Sul punto non può sbottonarsi, anzi quasi si ritrae. Si limita a citare la posizione ufficiale della sua azienda: «Vogliamo trovare e offrire ai nostri utenti modalità significative per scoprire, interagire e, ora, fare acquisti con i brand che amano». Ma quell’«ora» che sa di immediatezza contiene una direzione: TikTok sta lavorando per essere il nuovo polo dello shopping online. Per fare concorrenza, anche su questo terreno, ai rivali della galassia social che ha spiazzato e in parte rimpiazzato.
L’applicazione è già una delle arene digitali più battute della moda: l’hashtag #fashion ha superato gli 80 miliardi di visualizzazioni, #tiktokfashion viaggia verso i 20 miliardi. E il tema si declina in tanti rivoli: «La nostra community è davvero appassionata di sostenibilità e prende decisioni d’acquisto rispettose dell’ambiente. Col tempo, siamo diventati un luogo per condividere e conoscere il second-hand o il fai da te. Gli hashtag #upcycling e #vintage hanno più di 13 miliardi di visualizzazioni combinate», spiega CeCe Vu, Fashion & beauty partnerships lead di TikTok, lasciando intuire il potenziale della piattaforma nell’influenzare lo shopping e, di riflesso, i valori che i brand devono mettere al centro per rimanere desiderabili. È stata lei a portare a bordo maison come Balmain, Dior, YSL e Balenciaga. Sempre sua l’idea di istituire e poi rinnovare il Fashion Month, un mese di appuntamenti, dirette e iniziative per allargare il messaggio delle icone dello stile oltre il loro classico bacino di riferimento.
Che tipo di smottamenti sta provocando TikTok nella moda? Penso abbia mostrato ai marchi del lusso che non hanno bisogno di trasmettere un’immagine patinata per connettersi con il pubblico giovane. La Gen Z nota facilmente gli sforzi di marketing che sembrano eccessivamente programmati o prodotti. Qual è la strada alternativa? Contenuti più autentici, meno aspirazionali di altre piattaforme. Non avere paura di sperimentare: non bisogna essere perfetti per generare risultati. Ogni video ha l’opportunità di raggiungere un pubblico di massa.
Quali nuove funzioni volete integrare per rendere l’esperienza più coinvolgente?
Clip fino a tre minuti. I video più lunghi consentono una maggiore flessibilità e opportunità di narrazione più ricche.
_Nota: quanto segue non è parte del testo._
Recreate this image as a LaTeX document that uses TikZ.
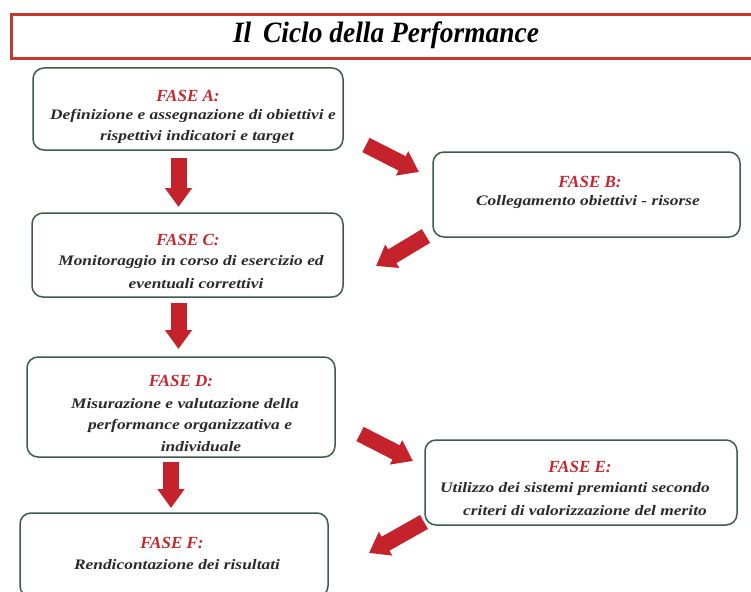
\documentclass[tikz,border=0pt]{standalone}
\usepackage{fontspec}
\setmainfont{Liberation Serif}
\newfontfamily\bodyfont[FakeStretch=1.2]{Liberation Serif}
\newfontfamily\titlefont[FakeStretch=0.93]{Liberation Serif}
\usetikzlibrary{arrows.meta}
\definecolor{boxline}{HTML}{3F5B4A}
\definecolor{arrowred}{HTML}{C5232B}
\definecolor{fasered}{HTML}{C4272E}
\definecolor{titlered}{HTML}{C2392F}
\definecolor{textdark}{HTML}{2A2A2A}
\tikzset{
  phasebox/.style={draw=boxline, line width=1.5pt, rounded corners=11pt, fill=white, inner sep=0pt},
  fasetxt/.style={text=fasered, font=\fontsize{17}{20}\selectfont\bfseries\itshape, inner sep=0pt},
  bodytxt/.style={text=textdark, font=\bodyfont\fontsize{14.5}{17}\selectfont\bfseries\itshape, inner sep=0pt},
  bigarrow/.style={draw=arrowred, line width=16pt, -{Triangle[length=19pt, width=26pt]}},
}
\begin{document}
\begin{tikzpicture}[x=1pt, y=-1pt]
\useasboundingbox (0,0) rectangle (751,591);
\clip (0,0) rectangle (751,591);
% title
\node[draw=titlered, line width=3pt, minimum width=760pt, minimum height=44pt, anchor=north west, inner sep=0pt] (title) at (10,13) {};
\node[font=\titlefont\fontsize{29.5}{32}\selectfont\bfseries\itshape, text=black, inner sep=0pt] (titletext) at (386,35) {Il\, Ciclo della Performance};
% boxes
\node[phasebox, minimum width=310pt, minimum height=82pt] (A) at (188,109) {};
\node[phasebox, minimum width=307pt, minimum height=85pt] (B) at (586.5,194.5) {};
\node[phasebox, minimum width=311pt, minimum height=84pt] (C) at (187.5,255) {};
\node[phasebox, minimum width=308pt, minimum height=100pt] (D) at (181,407) {};
\node[phasebox, minimum width=312pt, minimum height=85pt] (E) at (581,482.5) {};
\node[phasebox, minimum width=308pt, minimum height=84pt] (F) at (174,555) {};
% texts
\node[fasetxt] (At) at (188,96) {FASE A:};
\node[bodytxt] (A1) at (193,116) {Definizione e assegnazione di obiettivi e};
\node[bodytxt] (A2) at (197,137) {rispettivi indicatori e target};
\node[fasetxt] (Bt) at (590,182) {FASE B:};
\node[bodytxt] (B1) at (588,202) {Collegamento obiettivi - risorse};
\node[fasetxt] (Ct) at (188,240) {FASE C:};
\node[bodytxt] (C1) at (191,262) {Monitoraggio in corso di esercizio ed};
\node[bodytxt] (C2) at (196,284) {eventuali correttivi};
\node[fasetxt] (Dt) at (181,381) {FASE D:};
\node[bodytxt] (D1) at (185,404) {Misurazione e valutazione della};
\node[bodytxt] (D2) at (190,426) {performance organizzativa e};
\node[bodytxt] (D3) at (201,447) {individuale};
\node[fasetxt] (Et) at (580,467) {FASE E:};
\node[bodytxt] (E1) at (575,489) {Utilizzo dei sistemi premianti secondo};
\node[bodytxt] (E2) at (585,511) {criteri di valorizzazione del merito};
\node[fasetxt] (Ft) at (172,543) {FASE F:};
\node[bodytxt] (F1) at (177,565) {Rendicontazione dei risultati};
% arrow ends
\coordinate (acS) at (178.5,158);
\coordinate (acE) at (178.5,207);
\coordinate (abS) at (366,145);
\coordinate (abE) at (419,172);
\coordinate (bcS) at (426,236);
\coordinate (bcE) at (376,266);
\coordinate (cdS) at (178.5,303);
\coordinate (cdE) at (178.5,349);
\coordinate (deS) at (360,434);
\coordinate (deE) at (413,461);
\coordinate (dfS) at (171,462);
\coordinate (dfE) at (171,508);
\coordinate (efS) at (424,522);
\coordinate (efE) at (369,553);
\draw[bigarrow] (acS) -- (acE);
\draw[bigarrow] (abS) -- (abE);
\draw[bigarrow] (bcS) -- (bcE);
\draw[bigarrow] (cdS) -- (cdE);
\draw[bigarrow] (deS) -- (deE);
\draw[bigarrow] (dfS) -- (dfE);
\draw[bigarrow] (efS) -- (efE);
\end{tikzpicture}
\end{document}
Sono davvero curiosa di vedere come i marchi di moda utilizzeranno questa possibilità.
Che altro?
Consentiamo ai brand di far sapere al pubblico quando saranno in diretta in modo che gli spettatori possano scoprire il prossimo live, registrarsi, ricevere notifiche. Sarà utile, per esempio, per avvisare i follower della programmazione delle sfilate. TikTok amplifica le voci canoniche o afferma un nuovo linguaggio?
Lavoriamo per essere un luogo in cui i nostri utenti si sentano a proprio agio nel mostrarsi come realmente sono. – m.m.